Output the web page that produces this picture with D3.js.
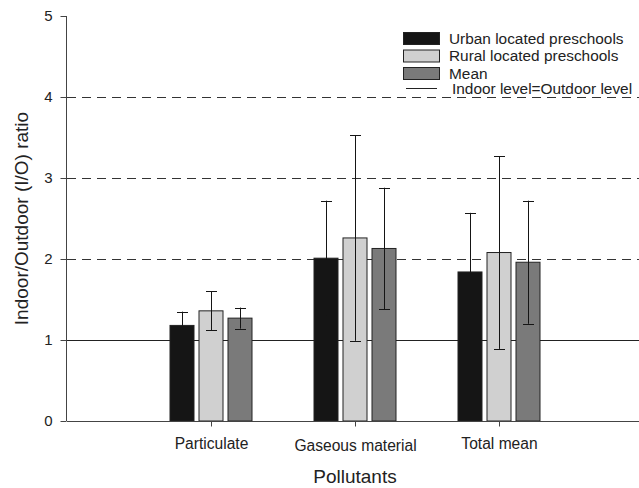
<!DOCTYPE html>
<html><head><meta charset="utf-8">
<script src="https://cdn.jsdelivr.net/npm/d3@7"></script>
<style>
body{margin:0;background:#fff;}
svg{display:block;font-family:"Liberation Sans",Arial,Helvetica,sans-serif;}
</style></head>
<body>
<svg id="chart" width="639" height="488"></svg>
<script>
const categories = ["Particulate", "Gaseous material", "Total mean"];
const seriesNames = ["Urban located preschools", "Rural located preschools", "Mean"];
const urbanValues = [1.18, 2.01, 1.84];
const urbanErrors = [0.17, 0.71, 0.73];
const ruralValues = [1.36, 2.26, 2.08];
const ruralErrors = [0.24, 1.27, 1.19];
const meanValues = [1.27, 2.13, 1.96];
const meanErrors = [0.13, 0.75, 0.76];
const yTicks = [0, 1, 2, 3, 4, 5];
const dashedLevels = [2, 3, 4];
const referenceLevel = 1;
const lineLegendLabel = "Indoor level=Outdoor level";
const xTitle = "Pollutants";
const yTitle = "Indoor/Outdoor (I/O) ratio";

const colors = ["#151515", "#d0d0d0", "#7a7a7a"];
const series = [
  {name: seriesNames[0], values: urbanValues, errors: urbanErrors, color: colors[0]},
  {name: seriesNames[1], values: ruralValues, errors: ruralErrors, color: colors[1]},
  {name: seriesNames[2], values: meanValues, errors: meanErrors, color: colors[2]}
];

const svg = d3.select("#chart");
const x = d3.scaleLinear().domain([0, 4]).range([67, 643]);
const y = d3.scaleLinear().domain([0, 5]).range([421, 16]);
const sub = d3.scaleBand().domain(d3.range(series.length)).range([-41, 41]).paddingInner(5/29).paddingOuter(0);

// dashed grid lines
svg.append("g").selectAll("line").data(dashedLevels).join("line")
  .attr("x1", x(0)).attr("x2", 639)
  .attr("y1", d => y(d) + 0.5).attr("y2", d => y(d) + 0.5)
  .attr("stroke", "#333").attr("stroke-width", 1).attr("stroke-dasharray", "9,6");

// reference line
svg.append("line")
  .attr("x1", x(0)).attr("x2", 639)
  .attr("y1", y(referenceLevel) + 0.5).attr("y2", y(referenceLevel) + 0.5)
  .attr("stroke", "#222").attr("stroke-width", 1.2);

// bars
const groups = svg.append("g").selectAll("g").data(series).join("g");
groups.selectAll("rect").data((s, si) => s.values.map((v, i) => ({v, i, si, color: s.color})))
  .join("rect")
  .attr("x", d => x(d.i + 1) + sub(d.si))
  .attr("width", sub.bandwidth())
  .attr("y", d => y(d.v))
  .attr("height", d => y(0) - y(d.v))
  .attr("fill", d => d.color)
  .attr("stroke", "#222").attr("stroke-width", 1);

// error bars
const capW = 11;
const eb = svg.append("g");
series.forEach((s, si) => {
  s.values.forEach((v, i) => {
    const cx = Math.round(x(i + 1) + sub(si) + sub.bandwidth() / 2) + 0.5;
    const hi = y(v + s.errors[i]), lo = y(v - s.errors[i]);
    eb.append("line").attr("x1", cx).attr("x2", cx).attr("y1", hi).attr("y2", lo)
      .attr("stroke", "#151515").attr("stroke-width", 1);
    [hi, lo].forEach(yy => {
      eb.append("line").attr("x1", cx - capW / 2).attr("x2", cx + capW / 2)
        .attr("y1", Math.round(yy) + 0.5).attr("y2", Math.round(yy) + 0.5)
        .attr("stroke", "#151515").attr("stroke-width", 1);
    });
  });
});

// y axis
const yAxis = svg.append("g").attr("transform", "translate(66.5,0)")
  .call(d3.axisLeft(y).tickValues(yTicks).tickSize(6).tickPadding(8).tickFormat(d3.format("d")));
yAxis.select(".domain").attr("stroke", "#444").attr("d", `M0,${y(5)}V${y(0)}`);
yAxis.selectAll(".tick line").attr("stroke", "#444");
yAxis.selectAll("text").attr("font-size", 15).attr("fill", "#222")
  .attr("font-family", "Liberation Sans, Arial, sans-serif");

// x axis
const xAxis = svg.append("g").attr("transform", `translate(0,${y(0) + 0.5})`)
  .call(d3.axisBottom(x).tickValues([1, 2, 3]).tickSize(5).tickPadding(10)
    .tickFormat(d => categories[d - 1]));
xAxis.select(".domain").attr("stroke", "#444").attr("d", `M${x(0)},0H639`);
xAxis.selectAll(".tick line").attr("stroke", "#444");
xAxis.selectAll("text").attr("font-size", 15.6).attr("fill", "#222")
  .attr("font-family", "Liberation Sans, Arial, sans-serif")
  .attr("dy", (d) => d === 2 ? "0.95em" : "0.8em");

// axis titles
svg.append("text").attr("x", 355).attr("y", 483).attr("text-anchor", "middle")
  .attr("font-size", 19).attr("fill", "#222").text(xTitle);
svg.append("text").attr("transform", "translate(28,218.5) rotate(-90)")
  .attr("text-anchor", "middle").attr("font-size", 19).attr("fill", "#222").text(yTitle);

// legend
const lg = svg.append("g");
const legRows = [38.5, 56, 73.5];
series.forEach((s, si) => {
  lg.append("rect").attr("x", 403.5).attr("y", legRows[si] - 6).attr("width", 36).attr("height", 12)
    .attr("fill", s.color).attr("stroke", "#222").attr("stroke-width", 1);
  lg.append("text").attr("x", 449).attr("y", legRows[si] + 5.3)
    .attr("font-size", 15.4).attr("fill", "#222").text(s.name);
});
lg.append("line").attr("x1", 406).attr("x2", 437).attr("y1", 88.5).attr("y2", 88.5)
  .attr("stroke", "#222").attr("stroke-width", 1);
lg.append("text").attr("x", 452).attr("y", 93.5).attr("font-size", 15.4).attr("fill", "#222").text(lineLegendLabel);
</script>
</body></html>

• _SHORT PROBLEM_:
The listing above must be printed again exactly, minus its pictures.

• _THE RESPONSE_:
Output the web page that produces this picture with D3.js.
<!DOCTYPE html>
<html><head><meta charset="utf-8">
<script src="https://cdn.jsdelivr.net/npm/d3@7"></script>
<style>
body{margin:0;background:#fff;}
svg{display:block;font-family:"Liberation Sans",Arial,Helvetica,sans-serif;}
</style></head>
<body>
<svg id="chart" width="639" height="488"></svg>
<script>
const categories = ["Particulate", "Gaseous material", "Total mean"];
const seriesNames = ["Urban located preschools", "Rural located preschools", "Mean"];
const urbanValues = [1.18, 2.01, 1.84];
const urbanErrors = [0.17, 0.71, 0.73];
const ruralValues = [1.36, 2.26, 2.08];
const ruralErrors = [0.24, 1.27, 1.19];
const meanValues = [1.27, 2.13, 1.96];
const meanErrors = [0.13, 0.75, 0.76];
const yTicks = [0, 1, 2, 3, 4, 5];
const dashedLevels = [2, 3, 4];
const referenceLevel = 1;
const lineLegendLabel = "Indoor level=Outdoor level";
const xTitle = "Pollutants";
const yTitle = "Indoor/Outdoor (I/O) ratio";

const colors = ["#151515", "#d0d0d0", "#7a7a7a"];
const series = [
  {name: seriesNames[0], values: urbanValues, errors: urbanErrors, color: colors[0]},
  {name: seriesNames[1], values: ruralValues, errors: ruralErrors, color: colors[1]},
  {name: seriesNames[2], values: meanValues, errors: meanErrors, color: colors[2]}
];

const svg = d3.select("#chart");
const x = d3.scaleLinear().domain([0, 4]).range([67, 643]);
const y = d3.scaleLinear().domain([0, 5]).range([421, 16]);
const sub = d3.scaleBand().domain(d3.range(series.length)).range([-41, 41]).paddingInner(5/29).paddingOuter(0);

// dashed grid lines
svg.append("g").selectAll("line").data(dashedLevels).join("line")
  .attr("x1", x(0)).attr("x2", 639)
  .attr("y1", d => y(d) + 0.5).attr("y2", d => y(d) + 0.5)
  .attr("stroke", "#333").attr("stroke-width", 1).attr("stroke-dasharray", "9,6");

// reference line
svg.append("line")
  .attr("x1", x(0)).attr("x2", 639)
  .attr("y1", y(referenceLevel) + 0.5).attr("y2", y(referenceLevel) + 0.5)
  .attr("stroke", "#222").attr("stroke-width", 1.2);

// bars
const groups = svg.append("g").selectAll("g").data(series).join("g");
groups.selectAll("rect").data((s, si) => s.values.map((v, i) => ({v, i, si, color: s.color})))
  .join("rect")
  .attr("x", d => x(d.i + 1) + sub(d.si))
  .attr("width", sub.bandwidth())
  .attr("y", d => y(d.v))
  .attr("height", d => y(0) - y(d.v))
  .attr("fill", d => d.color)
  .attr("stroke", "#222").attr("stroke-width", 1);

// error bars
const capW = 11;
const eb = svg.append("g");
series.forEach((s, si) => {
  s.values.forEach((v, i) => {
    const cx = Math.round(x(i + 1) + sub(si) + sub.bandwidth() / 2) + 0.5;
    const hi = y(v + s.errors[i]), lo = y(v - s.errors[i]);
    eb.append("line").attr("x1", cx).attr("x2", cx).attr("y1", hi).attr("y2", lo)
      .attr("stroke", "#151515").attr("stroke-width", 1);
    [hi, lo].forEach(yy => {
      eb.append("line").attr("x1", cx - capW / 2).attr("x2", cx + capW / 2)
        .attr("y1", Math.round(yy) + 0.5).attr("y2", Math.round(yy) + 0.5)
        .attr("stroke", "#151515").attr("stroke-width", 1);
    });
  });
});

// y axis
const yAxis = svg.append("g").attr("transform", "translate(66.5,0)")
  .call(d3.axisLeft(y).tickValues(yTicks).tickSize(6).tickPadding(8).tickFormat(d3.format("d")));
yAxis.select(".domain").attr("stroke", "#444").attr("d", `M0,${y(5)}V${y(0)}`);
yAxis.selectAll(".tick line").attr("stroke", "#444");
yAxis.selectAll("text").attr("font-size", 15).attr("fill", "#222")
  .attr("font-family", "Liberation Sans, Arial, sans-serif");

// x axis
const xAxis = svg.append("g").attr("transform", `translate(0,${y(0) + 0.5})`)
  .call(d3.axisBottom(x).tickValues([1, 2, 3]).tickSize(5).tickPadding(10)
    .tickFormat(d => categories[d - 1]));
xAxis.select(".domain").attr("stroke", "#444").attr("d", `M${x(0)},0H639`);
xAxis.selectAll(".tick line").attr("stroke", "#444");
xAxis.selectAll("text").attr("font-size", 15.6).attr("fill", "#222")
  .attr("font-family", "Liberation Sans, Arial, sans-serif")
  .attr("dy", (d) => d === 2 ? "0.95em" : "0.8em");

// axis titles
svg.append("text").attr("x", 355).attr("y", 483).attr("text-anchor", "middle")
  .attr("font-size", 19).attr("fill", "#222").text(xTitle);
svg.append("text").attr("transform", "translate(28,218.5) rotate(-90)")
  .attr("text-anchor", "middle").attr("font-size", 19).attr("fill", "#222").text(yTitle);

// legend
const lg = svg.append("g");
const legRows = [38.5, 56, 73.5];
series.forEach((s, si) => {
  lg.append("rect").attr("x", 403.5).attr("y", legRows[si] - 6).attr("width", 36).attr("height", 12)
    .attr("fill", s.color).attr("stroke", "#222").attr("stroke-width", 1);
  lg.append("text").attr("x", 449).attr("y", legRows[si] + 5.3)
    .attr("font-size", 15.4).attr("fill", "#222").text(s.name);
});
lg.append("line").attr("x1", 406).attr("x2", 437).attr("y1", 88.5).attr("y2", 88.5)
  .attr("stroke", "#222").attr("stroke-width", 1);
lg.append("text").attr("x", 452).attr("y", 93.5).attr("font-size", 15.4).attr("fill", "#222").text(lineLegendLabel);
</script>
</body></html>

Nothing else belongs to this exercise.